Southeastern Baptist Theological Seminary President Daniel Akin tweeted that McQuilkin “was a hero indeed. I always require a couple to read A Promise Kept when doing premarital counseling.”

Before assuming the presidency of CIU in 1968, McQuilkin served 12 years as a missionary in Japan. His father Robert C. McQuilkin was the school’s first president and also possessed a noted missionary zeal. The elder McQuilkin decided not to go to Africa as a missionary only after the ship scheduled to carry him and his wife across the Atlantic burned and sunk the day before its scheduled departure.

Chip McDaniel, an Old Testament professor at Southeastern who formerly taught at CIU and knew McQuilkin, told Baptist Press, “In multi-denominational, broadly evangelical missions circles on the east coast, people would look to the McQuilkin family as kind of the gold standard of the missionary thrust.”

Robertson McQuilkin pressed all believers to “obey the command of Christ and follow that toward worldwide impact unless God draws you back,” McDaniel said.

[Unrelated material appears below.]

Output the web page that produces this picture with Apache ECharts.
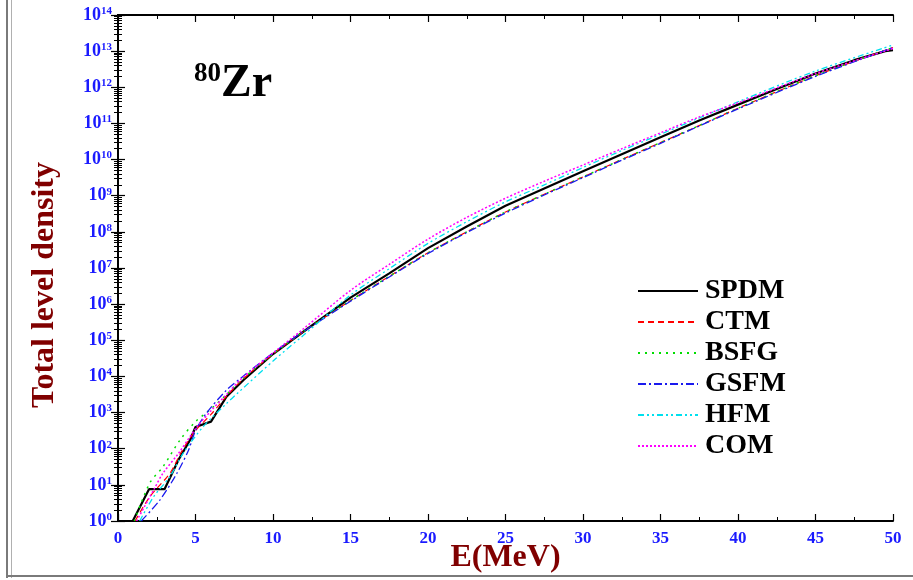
<!DOCTYPE html>
<html>
<head>
<meta charset="utf-8">
<script src="https://cdn.jsdelivr.net/npm/echarts@6/dist/echarts.min.js"></script>
<style>
  html, body { margin: 0; padding: 0; background: #fff; }
  #chart { width: 913px; height: 580px; }
  .frame-left { position: absolute; left: 6px; top: 0; width: 3px; height: 578px; border-left: 2px solid #7a7a7a; border-right: 1px solid #b0b0b0; }
  .frame-bottom { position: absolute; left: 6px; top: 575px; width: 907px; height: 0; border-top: 2px solid #7a7a7a; }
</style>
</head>
<body>
<div class="frame-left"></div>
<div class="frame-bottom"></div>
<div id="chart"></div>
<script>
// series data: excitation energy (MeV) and log10 of the total level density
var spdmE   = [0.95, 2.0, 3.0, 3.9, 4.65, 5.0, 6.0, 7.0, 8.1, 10, 12, 15, 17.5, 20, 22.5, 25, 27.5, 30, 32.5, 35, 37.5, 40, 42.5, 45, 47.5, 49.5, 50];
var spdmLog = [0, 0.88, 0.88, 1.69, 2.24, 2.6, 2.75, 3.44, 3.9, 4.62, 5.25, 6.18, 6.85, 7.55, 8.15, 8.72, 9.2, 9.68, 10.15, 10.62, 11.08, 11.52, 11.95, 12.38, 12.75, 13.0, 13.03];

var ctmE   = [1.1, 2.05, 3.35, 4.1, 5, 6, 7, 8, 10, 12, 15, 17.5, 20, 22.5, 25, 27.5, 30, 32.5, 35, 37.5, 40, 45, 50];
var ctmLog = [0, 0.67, 1.32, 1.92, 2.5, 2.95, 3.45, 3.9, 4.62, 5.25, 6.1, 6.77, 7.42, 8.0, 8.55, 9.04, 9.52, 10.0, 10.47, 10.94, 11.42, 12.32, 13.1];

var bsfgE   = [1.05, 2.05, 2.9, 4.0, 5, 6, 7, 8, 10, 12, 15, 17.5, 20, 22.5, 25, 27.5, 30, 32.5, 35, 37.5, 40, 45, 50];
var bsfgLog = [0, 1.05, 1.5, 2.24, 2.75, 3.1, 3.5, 3.92, 4.62, 5.25, 6.1, 6.77, 7.42, 8.0, 8.55, 9.04, 9.52, 10.0, 10.47, 10.94, 11.42, 12.32, 13.1];

var gsfmE   = [1.5, 2.7, 3.8, 4.55, 5.0, 5.7, 7.0, 8.0, 10, 12, 15, 17.5, 20, 22.5, 25, 27.5, 30, 32.5, 35, 37.5, 40, 45, 50];
var gsfmLog = [0, 0.58, 1.32, 1.96, 2.5, 2.98, 3.62, 3.98, 4.65, 5.25, 6.08, 6.75, 7.4, 7.98, 8.52, 9.02, 9.5, 9.98, 10.45, 10.93, 11.4, 12.3, 13.1];

var hfmE   = [1.4, 2.3, 3.35, 4.2, 5.5, 7.0, 7.7, 10.2, 12, 15, 17.5, 20, 22.5, 25, 27.5, 30, 32.5, 35, 37.5, 40, 45, 50];
var hfmLog = [0, 0.67, 1.23, 1.87, 2.61, 3.25, 3.53, 4.5, 5.15, 6.25, 6.98, 7.68, 8.28, 8.83, 9.3, 9.78, 10.25, 10.7, 11.15, 11.6, 12.45, 13.17];

var comE   = [1.2, 2.3, 2.9, 3.9, 5, 6, 7, 8, 10, 12, 15, 17.5, 20, 22.5, 25, 27.5, 30, 32.5, 35, 37.5, 40, 45, 50];
var comLog = [0, 0.86, 1.32, 1.87, 2.55, 3.05, 3.5, 3.95, 4.65, 5.33, 6.38, 7.1, 7.8, 8.4, 8.93, 9.4, 9.85, 10.3, 10.74, 11.18, 11.57, 12.38, 13.07];

var xTicks = [0, 5, 10, 15, 20, 25, 30, 35, 40, 45, 50];

var serif = '"Liberation Serif", "DejaVu Serif", serif';

function pairs(es, logs) {
    return es.map(function (e, i) { return [e, Math.pow(10, logs[i])]; });
}

function lineSeries(name, es, logs, color, width, dash, smooth) {
    return {
        name: name,
        type: 'line',
        xAxisIndex: 0,
        yAxisIndex: 0,
        symbol: 'none',
        smooth: smooth,
        clip: true,
        data: pairs(es, logs),
        lineStyle: { color: color, width: width, type: dash },
        itemStyle: { color: color }
    };
}

var myChart = echarts.init(document.getElementById('chart'));

var tickLen = 7;

function logAxis(pos) {
    return {
        type: 'log',
        logBase: 10,
        min: 1, max: 1e14,
        interval: 1,
        position: pos,
        axisLine: { show: true, lineStyle: { color: '#000', width: 2 } },
        axisTick: { inside: true, length: tickLen, lineStyle: { color: '#000', width: 1.2 } },
        minorTick: { show: true, splitNumber: 9, length: 4, lineStyle: { color: '#000', width: 1 } },
        splitLine: { show: false }
    };
}

var yLeft = logAxis('left');
yLeft.name = 'Total level density';
yLeft.nameLocation = 'middle';
yLeft.nameRotate = 90;
yLeft.nameGap = 57;
yLeft.nameTextStyle = { fontFamily: serif, fontSize: 32, fontWeight: 'bold', color: '#800000', padding: [0, 34, 0, 0] };
yLeft.axisLabel = {
    margin: 6,
    formatter: function (v) {
        var p = Math.round(Math.log10(v));
        return '{b|10}{s|' + p + '}';
    },
    rich: {
        b: { fontFamily: serif, fontSize: 18, fontWeight: 'bold', color: '#1a1aff' },
        s: { fontFamily: serif, fontSize: 11, fontWeight: 'bold', color: '#1a1aff', verticalAlign: 'top', padding: [0, 0, 8, 0] }
    }
};

var yRight = logAxis('right');
yRight.axisLabel = { show: false };

var options = {
    animation: false,
    grid: { left: 118, right: 20, top: 15, bottom: 59, outerBoundsMode: 'none' },
    title: {
        text: '{a|80}{b|Zr}',
        left: 189,
        top: 56,
        textStyle: {
            rich: {
                a: { fontFamily: serif, fontSize: 27, fontWeight: 'bold', color: '#000', verticalAlign: 'top', padding: [0, 0, 16, 0] },
                b: { fontFamily: serif, fontSize: 46, fontWeight: 'bold', color: '#000' }
            }
        }
    },
    legend: {
        orient: 'vertical',
        left: 632,
        top: 272,
        itemWidth: 60,
        itemHeight: 14,
        itemGap: 3,
        itemStyle: { opacity: 0 },
        data: ['SPDM', 'CTM', 'BSFG', 'GSFM', 'HFM', 'COM'],
        textStyle: { fontFamily: serif, fontSize: 28, fontWeight: 'bold', color: '#000', padding: [0, 0, 0, 2] }
    },
    xAxis: [
        {
            type: 'value',
            min: 0, max: 50, interval: 5,
            position: 'bottom',
            name: 'E(MeV)',
            nameLocation: 'middle',
            nameGap: 21,
            nameMoveOverlap: false,
            nameTextStyle: { fontFamily: serif, fontSize: 32, fontWeight: 'bold', color: '#800000' },
            axisLine: { lineStyle: { color: '#000', width: 2 } },
            axisTick: { inside: true, length: tickLen, lineStyle: { color: '#000', width: 1.2 } },
            minorTick: { show: true, splitNumber: 2, length: 4, lineStyle: { color: '#000', width: 1 } },
            axisLabel: {
                margin: 9,
                fontFamily: serif, fontSize: 17, fontWeight: 'bold', color: '#1a1aff',
                formatter: function (v) { return xTicks.indexOf(v) >= 0 ? String(v) : ''; }
            },
            splitLine: { show: false }
        },
        {
            type: 'value',
            min: 0, max: 50, interval: 5,
            position: 'top',
            axisLine: { lineStyle: { color: '#000', width: 2 } },
            axisTick: { inside: true, length: tickLen, lineStyle: { color: '#000', width: 1.2 } },
            minorTick: { show: true, splitNumber: 2, length: 4, lineStyle: { color: '#000', width: 1 } },
            axisLabel: { show: false },
            splitLine: { show: false }
        }
    ],
    yAxis: [yLeft, yRight],
    series: [
        lineSeries('SPDM', spdmE, spdmLog, '#000000', 2.2, 'solid', false),
        lineSeries('CTM', ctmE, ctmLog, '#ff0000', 1.2, [6, 4], 0.3),
        lineSeries('BSFG', bsfgE, bsfgLog, '#00dd00', 1.5, [2, 5], 0.3),
        lineSeries('GSFM', gsfmE, gsfmLog, '#1a1aee', 1.3, [8, 3, 2, 3], 0.3),
        lineSeries('HFM', hfmE, hfmLog, '#00e0ee', 1.3, [6, 3, 2, 3, 2, 3], 0.3),
        lineSeries('COM', comE, comLog, '#ff00ff', 1.5, [2, 2], 0.3)
    ]
};

myChart.setOption(options);
</script>
</body>
</html>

Former International Mission Board President Jerry Rankin, who has taught at CIU and served on the university’s board of trustees, called McQuilkin a “spiritual mentor” in a tweet. Rankin added, “Celebration in heaven to welcome Robertson McQuilkin into God’s glory.” Rankin could not be reached for comment prior to BP’s publication deadline.

McQuilkin’s pastor, Wendell Estep of First Baptist Church in Columbia, told BP McQuilkin “was very committed to missions,” including the IMB.

Estep also called McQuilkin a friend of pastors.

“There were very few people who were more encouraging to the pastor,” Estep said. “He had a winsome smile and a wonderful wit — a little mischievous. I enjoyed him a great deal. He was always positive. He was always encouraging, and he was a delight to have as a member of the church.”

McDaniel, of Southeastern Seminary, said McQuilkin “really was as good as people are going to tell you that he was. … It was an honor to know him.”

McQuilkin is survived by his second wife Deborah Jones, five children, 11 grandchildren and three great-grandchildren. His son Robert died in 1988. Funeral services are scheduled for June 4 on the CIU campus.